I sure think about putting some kind of hat or sweater on the outside of this bus during the winter. It's rare for a tarp to last through a winter. A few years back I got one of those air bags that people jump into from up on a building. Sounds like fun, I know, but I didn't get the fancy fans that are needed to blow it up. It's tough material and I was going to try and cut it so it fit over the top of the bus, kind of like the old rubber swimming caps except on a bus. Yeah, that's no help to you because you probably can't get one of those air bags you jump on... for fun. I also got one of those 4000 gallon fuel bags at auction but I still can't afford to fill it up. Anyway, the air bag looks like it's going to get cut to make this skull cap for the bus. If there's someone else out there with a shorty that would like an orange skull cap for their bus one is available here. Trimming not included. And if you rig it up right you should be able to use the bus skull cap to make an emergency boat. I guess your bus sank already by that time. What are we talking about, the big flood? Oh yeah, top covers and how to keep em on. I'd say put the bus inside a shed facing away from the wind, but that's not always available. Bungees really go through a workout during a wind storm. It's very interesting to watch when it's someone else equipment. If you can't keep the tarp on tight, and you can't, it catches air like a sail. The gallon jugs full of water I used were pretty good weights, but when it froze and the wind blew those frozen jugs of water swinging around looked like one of those hazard tests on a midevil TV show. Hanging plants were surprisingly injurious during wind storms too.

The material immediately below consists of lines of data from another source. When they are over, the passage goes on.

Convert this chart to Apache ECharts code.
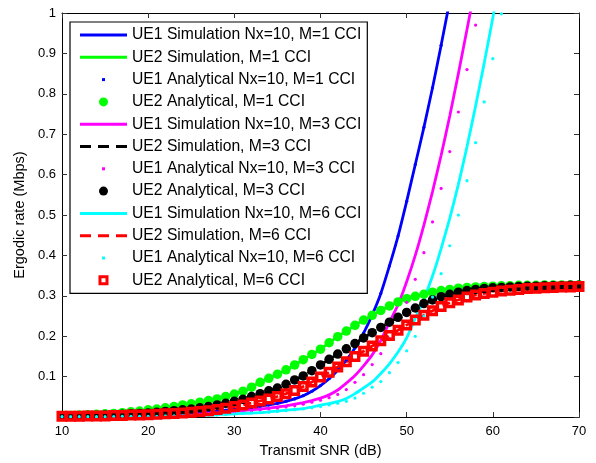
<!DOCTYPE html>
<html><head><meta charset="utf-8">
<script src="https://cdn.jsdelivr.net/npm/echarts@6/dist/echarts.min.js"></script>
<style>html,body{margin:0;padding:0;background:#fff}#c{width:596px;height:463px}</style>
</head><body><div id="c"></div>
<script>
// Transmit SNR (dB), one point per dB
const snr = [10,11,12,13,14,15,16,17,18,19,20,21,22,23,24,25,26,27,28,29,30,31,32,33,34,35,36,37,38,39,40,
  41,42,43,44,45,46,47,48,49,50,51,52,53,54,55,56,57,58,59,60,61,62,63,64,65,66,67,68,69,70];
const xTicks = [10,20,30,40,50,60,70];
const yTicks = [0.1,0.2,0.3,0.4,0.5,0.6,0.7,0.8,0.9,1];

// UE1, M=1 CCI (simulation and analytical coincide), 10..55 dB
const ue1M1 = [0.001,0.001,0.001,0.002,0.002,0.002,0.003,0.003,0.004,0.004,0.005,0.006,0.007,0.008,0.009,0.010,
  0.012,0.013,0.015,0.017,0.019,0.021,0.024,0.027,0.030,0.034,0.039,0.045,0.053,0.064,0.078,0.095,0.116,0.141,
  0.171,0.208,0.253,0.306,0.374,0.448,0.534,0.625,0.717,0.815,0.920,1.03];
// UE2, M=1 CCI, 10..70 dB
const ue2M1 = [0.004,0.004,0.005,0.006,0.007,0.008,0.009,0.011,0.013,0.015,0.018,0.020,0.023,0.026,0.030,0.033,
  0.037,0.041,0.045,0.051,0.057,0.064,0.074,0.086,0.096,0.106,0.117,0.129,0.142,0.155,0.168,0.184,0.199,0.213,
  0.227,0.240,0.252,0.264,0.275,0.285,0.293,0.299,0.304,0.309,0.313,0.316,0.319,0.321,0.322,0.323,0.324,0.325,
  0.325,0.326,0.326,0.326,0.327,0.327,0.327,0.327,0.327];
// UE1, M=3 CCI simulation, 10..58 dB
const ue1SimM3 = [0.001,0.001,0.001,0.002,0.002,0.002,0.002,0.003,0.003,0.003,0.004,0.004,0.005,0.006,0.007,0.008,
  0.009,0.010,0.011,0.012,0.014,0.016,0.018,0.020,0.022,0.025,0.028,0.032,0.036,0.041,0.047,0.055,0.067,0.084,
  0.103,0.127,0.154,0.190,0.235,0.278,0.335,0.400,0.475,0.558,0.648,0.745,0.850,0.959,1.07];
// UE1, M=3 CCI analytical, 10..59 dB
const ue1AnaM3 = [0.001,0.001,0.001,0.001,0.002,0.002,0.002,0.002,0.003,0.003,0.003,0.004,0.004,0.005,0.006,0.007,
  0.008,0.009,0.010,0.011,0.012,0.014,0.016,0.018,0.020,0.022,0.025,0.028,0.032,0.037,0.042,0.048,0.056,0.068,
  0.086,0.105,0.130,0.157,0.194,0.240,0.284,0.341,0.407,0.483,0.566,0.657,0.755,0.860,0.970,1.08];
// UE2, M=3 CCI, 10..70 dB
const ue2M3 = [0.003,0.003,0.003,0.004,0.004,0.005,0.006,0.007,0.008,0.009,0.010,0.012,0.014,0.016,0.018,0.020,
  0.023,0.026,0.030,0.034,0.039,0.044,0.051,0.058,0.065,0.072,0.081,0.092,0.102,0.115,0.129,0.143,0.156,0.169,
  0.182,0.196,0.209,0.222,0.235,0.247,0.259,0.270,0.281,0.290,0.298,0.304,0.309,0.313,0.316,0.318,0.320,0.321,
  0.322,0.323,0.324,0.324,0.325,0.325,0.325,0.326,0.326];
// UE1, M=6 CCI simulation, 10..61 dB
const ue1SimM6 = [0.001,0.001,0.001,0.001,0.001,0.001,0.002,0.002,0.002,0.002,0.002,0.003,0.003,0.003,0.004,0.004,
  0.005,0.005,0.006,0.007,0.008,0.009,0.010,0.011,0.013,0.015,0.017,0.019,0.021,0.025,0.0296,0.0336,0.0385,0.046,
  0.058,0.072,0.087,0.108,0.132,0.161,0.196,0.245,0.292,0.349,0.417,0.492,0.576,0.669,0.770,0.876,0.988,1.10];
// UE1, M=6 CCI analytical, 10..62 dB
const ue1AnaM6 = [0.001,0.001,0.001,0.001,0.001,0.001,0.001,0.002,0.002,0.002,0.002,0.002,0.003,0.003,0.003,0.004,
  0.004,0.005,0.005,0.006,0.008,0.009,0.010,0.011,0.012,0.014,0.016,0.018,0.020,0.023,0.026,0.030,0.034,0.039,
  0.047,0.059,0.074,0.088,0.110,0.135,0.164,0.200,0.250,0.297,0.355,0.424,0.500,0.585,0.679,0.780,0.887,0.998,1.12];
// UE2, M=6 CCI, 10..70 dB
const ue2M6 = [0.002,0.002,0.002,0.003,0.003,0.003,0.004,0.004,0.005,0.005,0.006,0.007,0.008,0.009,0.010,0.012,
  0.014,0.016,0.019,0.022,0.026,0.030,0.035,0.040,0.045,0.051,0.058,0.066,0.076,0.087,0.099,0.111,0.124,0.137,
  0.150,0.163,0.176,0.189,0.202,0.215,0.228,0.240,0.252,0.263,0.274,0.283,0.290,0.297,0.302,0.306,0.309,0.312,
  0.314,0.316,0.318,0.319,0.320,0.321,0.322,0.322,0.323];

const names = ['UE1 Simulation Nx=10, M=1 CCI','UE2 Simulation, M=1 CCI','UE1 Analytical Nx=10, M=1 CCI',
  'UE2 Analytical, M=1 CCI','UE1 Simulation Nx=10, M=3 CCI','UE2 Simulation, M=3 CCI',
  'UE1 Analytical Nx=10, M=3 CCI','UE2 Analytical, M=3 CCI','UE1 Simulation Nx=10, M=6 CCI',
  'UE2 Simulation, M=6 CCI','UE1 Analytical Nx=10, M=6 CCI','UE2 Analytical, M=6 CCI'];

const BLUE='#0000ff', GREEN='#00ff00', MAG='#ff00ff', BLACK='#000000', CYAN='#00ffff', RED='#ff0000';

function pairs(vals){ return vals.map((v,i)=>[snr[i], v]); }

function simLine(name, vals, color, dashed){
  return {type:'line', name, data:pairs(vals), symbol:'none', smooth:0.2, clip:true,
    lineStyle:{color, width:2.8, type: dashed ? [8,6] : 'solid'}, itemStyle:{color}, z:2};
}
function dots(name, vals, color, size){
  return {type:'scatter', name, data:pairs(vals), symbol:'circle', symbolSize:size, clip:true,
    itemStyle:{color, opacity:1}, z:2};
}

const series = [
  simLine(names[0], ue1M1, BLUE),
  simLine(names[1], ue2M1, GREEN),
  dots(names[2], ue1M1, BLUE, 3.2),
  dots(names[3], ue2M1, GREEN, 9.5),
  simLine(names[4], ue1SimM3, MAG),
  simLine(names[5], ue2M3, BLACK, true),
  dots(names[6], ue1AnaM3, MAG, 3.2),
  dots(names[7], ue2M3, BLACK, 9.5),
  simLine(names[8], ue1SimM6, CYAN),
  simLine(names[9], ue2M6, RED, true),
  dots(names[10], ue1AnaM6, CYAN, 3.2),
  {type:'scatter', name:names[11], data:pairs(ue2M6), symbol:'rect', symbolSize:7.5, clip:true,
    itemStyle:{color:'rgba(0,0,0,0)', borderColor:RED, borderWidth:3.5, opacity:1}, z:2}
];

const ICON_LINE = 'path://M0,5.5H47V8.5H0Z';
const ICON_DASH = 'path://M0,5.5H11V8.5H0Z M18,5.5H29V8.5H18Z M36,5.5H47V8.5H36Z';
const ICON_TINY = 'path://M0,0L0,0M47,14L47,14M22,5.5H25V8.5H22Z';
const ICON_DOT  = 'path://M0,0L0,0M47,14L47,14M28,7A4.5,4.5,0,1,1,19,7A4.5,4.5,0,1,1,28,7Z';
const ICON_SQ   = 'path://M0,0L0,0M47,14L47,14M18.5,2H28.5V12H18.5Z M21.5,5V9H25.5V5Z';
const legendIcons = [ICON_LINE,ICON_LINE,ICON_TINY,ICON_DOT,ICON_LINE,ICON_DASH,ICON_TINY,ICON_DOT,ICON_LINE,ICON_DASH,ICON_TINY,ICON_SQ];
const legendColors = [BLUE,GREEN,BLUE,GREEN,MAG,BLACK,MAG,BLACK,CYAN,RED,CYAN,RED];

const FONT = '"Liberation Sans", Arial, Helvetica, sans-serif';

const chart = echarts.init(document.getElementById('c'), null, {renderer:'canvas'});
chart.setOption({
  animation:false,
  backgroundColor:'#fff',
  grid:{left:62, right:17, top:13, bottom:42, containLabel:false},
  xAxis:[
    {type:'value', min:xTicks[0], max:xTicks[xTicks.length-1], interval:10, position:'bottom',
     name:'Transmit SNR (dB)', nameLocation:'middle', nameGap:24,
     nameTextStyle:{fontFamily:FONT, fontSize:14.5, color:'#000'},
     axisLine:{show:true, onZero:false, lineStyle:{color:'#000', width:1}},
     axisTick:{show:true, inside:true, length:5, lineStyle:{color:'#333'}},
     axisLabel:{show:true, margin:8, fontFamily:FONT, fontSize:13, color:'#000'},
     splitLine:{show:false}},
    {type:'value', min:xTicks[0], max:xTicks[xTicks.length-1], interval:10, position:'top',
     axisLine:{show:true, onZero:false, lineStyle:{color:'#000', width:1}},
     axisTick:{show:true, inside:true, length:5, lineStyle:{color:'#333'}},
     axisLabel:{show:false}, splitLine:{show:false}}
  ],
  yAxis:[
    {type:'value', min:0, max:yTicks[yTicks.length-1], interval:0.1, position:'left',
     name:'Ergodic rate (Mbps)', nameLocation:'middle', nameGap:34,
     nameTextStyle:{fontFamily:FONT, fontSize:14.5, color:'#000'},
     axisLine:{show:true, onZero:false, lineStyle:{color:'#000', width:1}},
     axisTick:{show:true, inside:true, length:5, lineStyle:{color:'#333'}},
     axisLabel:{show:true, margin:6, fontFamily:FONT, fontSize:13, color:'#000',
       formatter:v=>{ const r=Math.round(v*10)/10; return r===0 ? '' : String(r); }},
     splitLine:{show:false}},
    {type:'value', min:0, max:yTicks[yTicks.length-1], interval:0.1, position:'right',
     axisLine:{show:true, onZero:false, lineStyle:{color:'#000', width:1}},
     axisTick:{show:true, inside:true, length:5, lineStyle:{color:'#333'}},
     axisLabel:{show:false}, splitLine:{show:false}}
  ],
  legend:{
    show:true, orient:'vertical', left:70, top:22,
    padding:[5,6,5,10], itemGap:6.3, itemWidth:47, itemHeight:14,
    backgroundColor:'#fff', borderColor:'#000', borderWidth:1.2, borderRadius:0,
    selectedMode:false, symbolKeepAspect:true,
    itemStyle:{borderWidth:0},
    textStyle:{fontFamily:FONT, fontSize:15.7, color:'#000', lineHeight:16, padding:0},
    data: names.map((n,i)=>({name:n, icon:legendIcons[i], itemStyle:{color:legendColors[i], borderWidth:0}}))
  },
  series: series.map(s=>Object.assign(s,{xAxisIndex:0, yAxisIndex:0}))
});
</script></body></html>
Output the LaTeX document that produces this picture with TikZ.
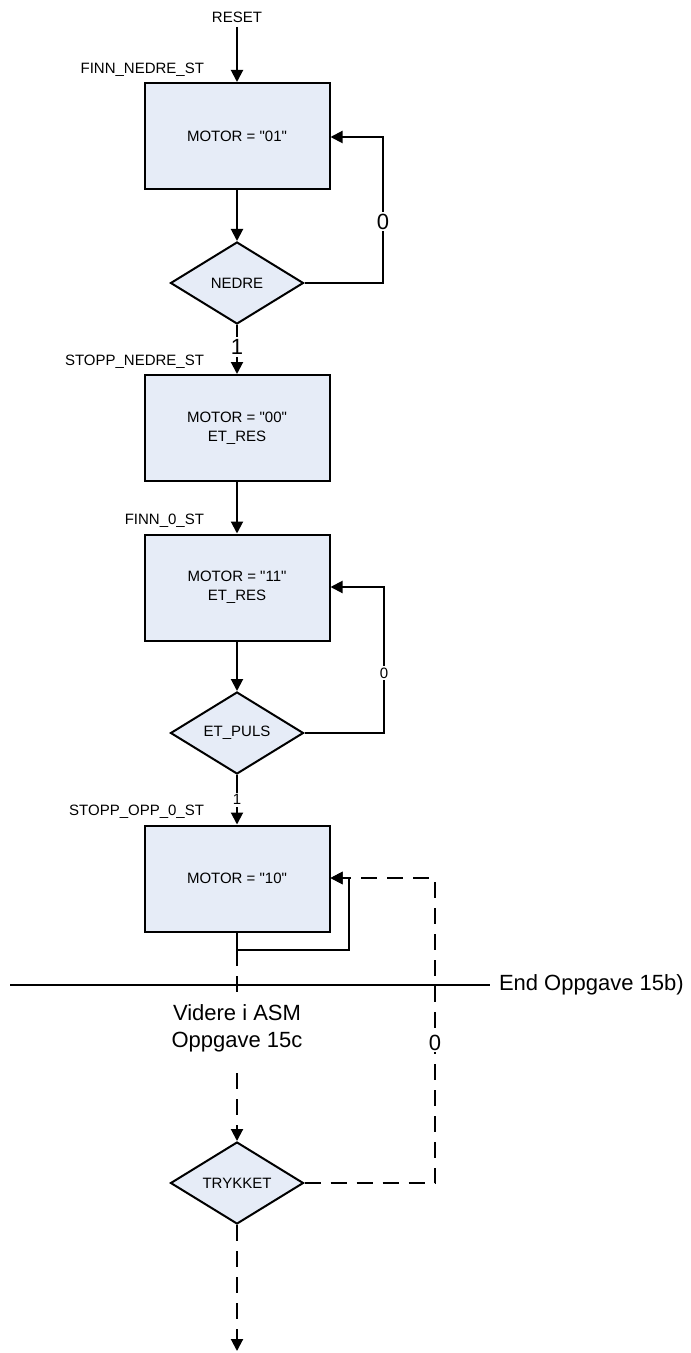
\documentclass[tikz,border=0pt]{standalone}
\usepackage{fontspec}
\setmainfont{Liberation Sans}[Ligatures=TeXOff]
\usetikzlibrary{shapes.geometric,arrows.meta}
\definecolor{boxfill}{HTML}{E6ECF7}
\begin{document}
\begin{tikzpicture}[x=0.5pt,y=-0.5pt,
  line width=1pt,
  >={Triangle[length=6pt,width=6pt]},
  statebox/.style={draw,fill=boxfill,line width=1pt,minimum width=92.5pt,minimum height=53pt,inner sep=0pt,align=center,font=\fontsize{7.5pt}{9.5pt}\selectfont},
  decbox/.style={draw,fill=boxfill,diamond,line width=1pt,minimum width=66.5pt,minimum height=41pt,inner sep=0pt,font=\fontsize{7.5pt}{9pt}\selectfont},
  smalltext/.style={font=\fontsize{7.5pt}{9pt}\selectfont,inner sep=0pt},
  bigtext/.style={font=\fontsize{11pt}{13.5pt}\selectfont,inner sep=1pt},
  dashline/.style={dash pattern=on 8pt off 5pt}
]
\useasboundingbox (0,0) rectangle (690,1353);

% texts
\node[smalltext] (reset) at (237,17) {RESET};
\coordinate (resetend) at (237,27);

% states
\node[statebox] (s1) at (237,136) {MOTOR = "01"};
\node[smalltext,anchor=east] (l1) at (205,70) {FINN\_NEDRE\_ST};
\node[decbox] (d1) at (237,283) {NEDRE};

\node[statebox] (s2) at (237,428) {MOTOR = "00"\\ET\_RES};
\node[smalltext,anchor=east] (l2) at (205,362) {STOPP\_NEDRE\_ST};

\node[statebox] (s3) at (237,587.5) {MOTOR = "11"\\ET\_RES};
\node[smalltext,anchor=east] (l3) at (205,521) {FINN\_0\_ST};
\node[decbox] (d2) at (237,733) {ET\_PULS};

\node[statebox] (s4) at (237,878.5) {MOTOR = "10"};
\node[smalltext,anchor=east] (l4) at (205,812) {STOPP\_OPP\_0\_ST};

\node[decbox] (d3) at (237,1183) {TRYKKET};

% main arrows
\draw[->] (resetend) -- (s1.north);
\draw[->] (s1.south) -- (d1.north);
\draw[->] (d1.south) -- node[bigtext,fill=white,pos=0.45] (one1) {1} (s2.north);
\draw[->] (s2.south) -- (s3.north);
\draw[->] (s3.south) -- (d2.north);
\draw[->] (d2.south) -- node[smalltext,fill=white,pos=0.5,inner sep=1pt] (one2) {1} (s4.north);

% feedback loops
\coordinate (f1a) at (383,283);
\coordinate (f1b) at (383,137);
\draw[->] (d1.east) -- (f1a) -- node[bigtext,fill=white,pos=0.42] (zero1) {0} (f1b) -- (s1.east |- f1b);

\coordinate (f2a) at (384,733);
\coordinate (f2b) at (384,587);
\draw[->] (d2.east) -- (f2a) -- node[smalltext,fill=white,pos=0.41,inner sep=1pt] (zero2) {0} (f2b) -- (s3.east |- f2b);

% self loop of s4
\coordinate (sl1) at (237,950);
\coordinate (sl2) at (349,950);
\coordinate (sl3) at (349,878);
\draw[->] (s4.south) -- (sl1) -- (sl2) -- (sl3) -- (s4.east |- sl3);

% separator
\node[bigtext,anchor=west,inner sep=0pt] (endtxt) at (498,985) {End Oppgave 15b)};
\coordinate (sepstart) at (10,985);
\draw (sepstart) -- ([xshift=-4pt]endtxt.west);

% continuation
\coordinate (c1) at (237,1000);
\draw[dashline] (sl1) -- (c1);
\node[bigtext,align=center] (videre) at (237,1028) {Videre i ASM\\Oppgave 15c};
\coordinate (c2) at (237,1073);
\draw[dashline,->] (c2) -- (d3.north);
\coordinate (c3) at (237,1351);
\draw[dashline,->] (d3.south) -- (c3);

% dashed feedback
\coordinate (f3a) at (435,1183);
\coordinate (f3b) at (435,878);
\draw[dashline,->] (d3.east) -- (f3a) -- node[bigtext,fill=white,pos=0.46] (zero3) {0} (f3b) -- (s4.east |- f3b);
\end{tikzpicture}
\end{document}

I say straps over the top of the, tarp or whatever you got over your bus, attached to the body would keep the air out best and eliminate most of the pull from the wind so it doesn't become a sail. I still haven't figured out how to fix a hatch that blew off, and I have plans for some authentic key lime pie on my bucket list. If I were traveling and the hatch came off I'd probably, you know, go to duct tape and garbage bags first. In time I'd get some sheet metal and tin over the hole with some of those cheep rivets they have in hardware stores until I got home. If the replacement hatch was $400, I'd rather cut then frame the roof for a nice size skylight. Maybe in Oregon we're pretty good at roofing? Not that it rains a lot here. Pretty damn good at lighting a fire in the rain too, if you've ever tried that. You know what works best? Well... gas and oil are the fastest. And being that everyone in Oregon has a great big chain saw (even old ladies), so we also have gas and oil for those saws. After you catch on fire a few time you start getting a knack for putting gas on the fire without actually catching on fire.
So I say hook your tarp down with your bungies, then use long straps clear over the top of the tarp and to the other side. Don't use the straps on the grommets. Put the straps over the top of the tarp so air can't get inside and puff it up. It makes sense, but of course that's not the way I've been doing it.